Tantalum quite often, but others also
Some people, some of whom I've quoted below, are more eloquent than I in the stating of it.. but I try not to beat around the bush. I also blame myself when I trip on the sidewalk (instead of rushing to sue the city) and ultimately hold the human the most accountable when things go south. When someone is stabbed, I blame the perpetrator, not the knife. Why is it culturally so hard for some to assign blame to the actual conscious entity?
-The training is out there for runaway trim
-Hundreds of jets were flying safely
-Two jets crashed with small fleet sizes of the type
-Lion Air's own safety record should speak volumes
-So far we don't even know if MCAS was the cause of Ethiopian
-yes,
@ircphoenix I do think (US / EU / CA / AUS) carriers to be safer. I would feel several times more comfortable getting on Lufthansa, DL, BA, UA, AA, than I would getting on Lion Air, Ethiopian, etc. Would you not? When people get nervous about flying on foreign carriers, why do you think that is? They're flying the same Airbus and Boeing everyone else is (for the most part).. it's the human element that people worry about there even if their "woke" and all that stuff
It's not an agenda. I'm trying to keep people sane here and their heads on straight. The only people with an obvious agenda are the media and the ones cancelling orders for the jets before any real findings are out. By that logic.. since we don't know the causes, we could also ground the Ethiopian and Lion Air carriers as well, since maybe their training culture is wrong.. or hell, since we know humans to be suboptimal and flying to inherently involve risks, just ground all flying until we find an optimal mode of transport (that's a reductio ad absurdium)
Unless I missed out, I didn't see a response on how one would define an "optimal" design. People will always make mistakes and accidents will always happen. Unfortunately, it's generally the person who is the weakest link in the chain. People still land planes gear up despite alarms, checklists, auto extend features, etc... People still crash cars despite brake assist, collision avoidance technology, ABS systems, etc. Are these suboptimal designs?
What would you have done different if you were Boeing, and had a business to run? I would think competent trim runaway procedures would cover what to do, when the trim runs away.

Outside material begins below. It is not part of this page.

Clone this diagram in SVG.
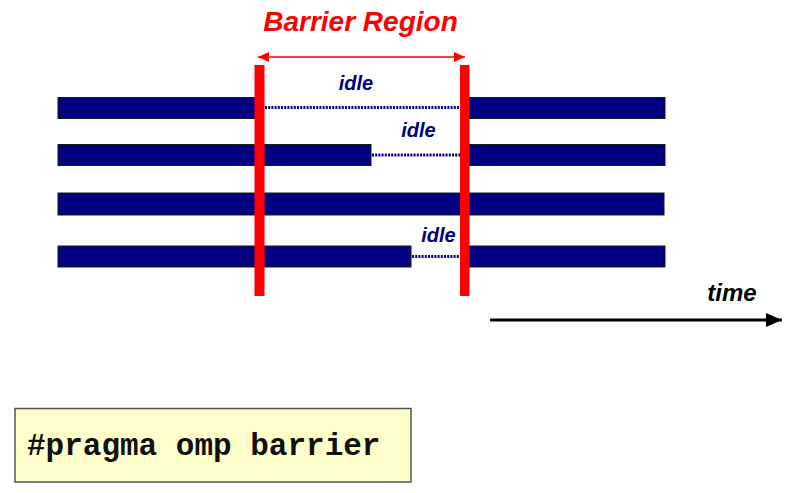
<svg xmlns="http://www.w3.org/2000/svg" width="812" height="493" viewBox="0 0 812 493">
<style>
.bar{fill:#000080;stroke:#1a1a1a;stroke-width:1}
.idle{stroke:#000080;stroke-width:3;stroke-dasharray:2 1.2;fill:none}
.barrier{fill:#ff0000}
.lbl{font-family:"Liberation Sans",Arial,sans-serif;font-weight:bold;font-style:italic}
</style>
<defs>
<marker id="redHead" viewBox="0 0 10 10" refX="10" refY="5" markerWidth="11" markerHeight="10" markerUnits="userSpaceOnUse" orient="auto-start-reverse" preserveAspectRatio="none"><path d="M0,0 L10,5 L0,10 z" fill="#ff0000"/></marker>
<marker id="blackHead" viewBox="0 0 10 10" refX="10" refY="5" markerWidth="16" markerHeight="14" markerUnits="userSpaceOnUse" orient="auto" preserveAspectRatio="none"><path d="M0,0 L10,5 L0,10 z" fill="#000"/></marker>
</defs>
<g id="threads">
<g id="thread1"><rect class="bar" x="58" y="97.5" width="198" height="21"/><line class="idle" x1="265" y1="107.5" x2="460" y2="107.5"/><rect class="bar" x="468" y="97.5" width="197" height="21"/></g>
<g id="thread2"><rect class="bar" x="58" y="144.5" width="313" height="21"/><line class="idle" x1="372" y1="155" x2="460" y2="155"/><rect class="bar" x="468" y="144.5" width="197" height="21"/></g>
<g id="thread3"><rect class="bar" x="58" y="193" width="606" height="22"/></g>
<g id="thread4"><rect class="bar" x="58" y="246" width="353" height="21"/><line class="idle" x1="412" y1="256.5" x2="460" y2="256.5"/><rect class="bar" x="468" y="246" width="197" height="21"/></g>
</g>
<g id="barriers">
<rect class="barrier" x="254.5" y="65" width="10" height="231"/>
<rect class="barrier" x="460" y="65" width="9.5" height="231"/>
</g>
<g id="connectors">
<line x1="258" y1="57" x2="465" y2="57" stroke="#ff0000" stroke-width="1.5" marker-start="url(#redHead)" marker-end="url(#redHead)"/>
<line x1="490" y1="320" x2="782" y2="320" stroke="#000" stroke-width="3" marker-end="url(#blackHead)"/>
</g>
<g id="labels">
<text class="lbl" x="360.5" y="31" font-size="28" fill="#ff0000" text-anchor="middle">Barrier Region</text>
<text class="lbl" x="356" y="90" font-size="20" fill="#000080" text-anchor="middle">idle</text>
<text class="lbl" x="418.5" y="137" font-size="20" fill="#000080" text-anchor="middle">idle</text>
<text class="lbl" x="438.5" y="242" font-size="20" fill="#000080" text-anchor="middle">idle</text>
<text class="lbl" x="732" y="301" font-size="24" fill="#000" text-anchor="middle">time</text>
</g>
<g id="code">
<rect x="15" y="408.5" width="396" height="73.5" fill="#ffffcc" stroke="#555" stroke-width="1.5"/>
<text x="27" y="455" font-family="'Liberation Mono','Courier New',monospace" font-weight="bold" font-size="31" fill="#111">#pragma omp barrier</text>
</g>
</svg>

And because some people carry more tact than I:
Every 737 crew has been trained on the runaway stabilizer procecure. It hasn't changed in the 50 years since the airplane was introduced. Same for every other transport jet. They all have runaway stabilizer procedures and all of their crews have been trained in them.
Thank You
Many people blame the pilots, and I'm one of them. The system could have been designed better, but we still fly plenty of airplanes, large and small, from which the pilot can pull wings with little trouble. Isn't that a rather large design flaw? And yet it's been around for more than a century. Proper training of the proper people gets proper results.
Thank You
Self, I wonder if why we haven't heard anything more about the FDR on the Ethiopian flight is that it doesn't implicate Boeing?
s/ don't forget that government bodies are immune from political pressures and will give a purely factual, unbiased, synopsis. Surely we don't know more yet is because they're doing very diligent work.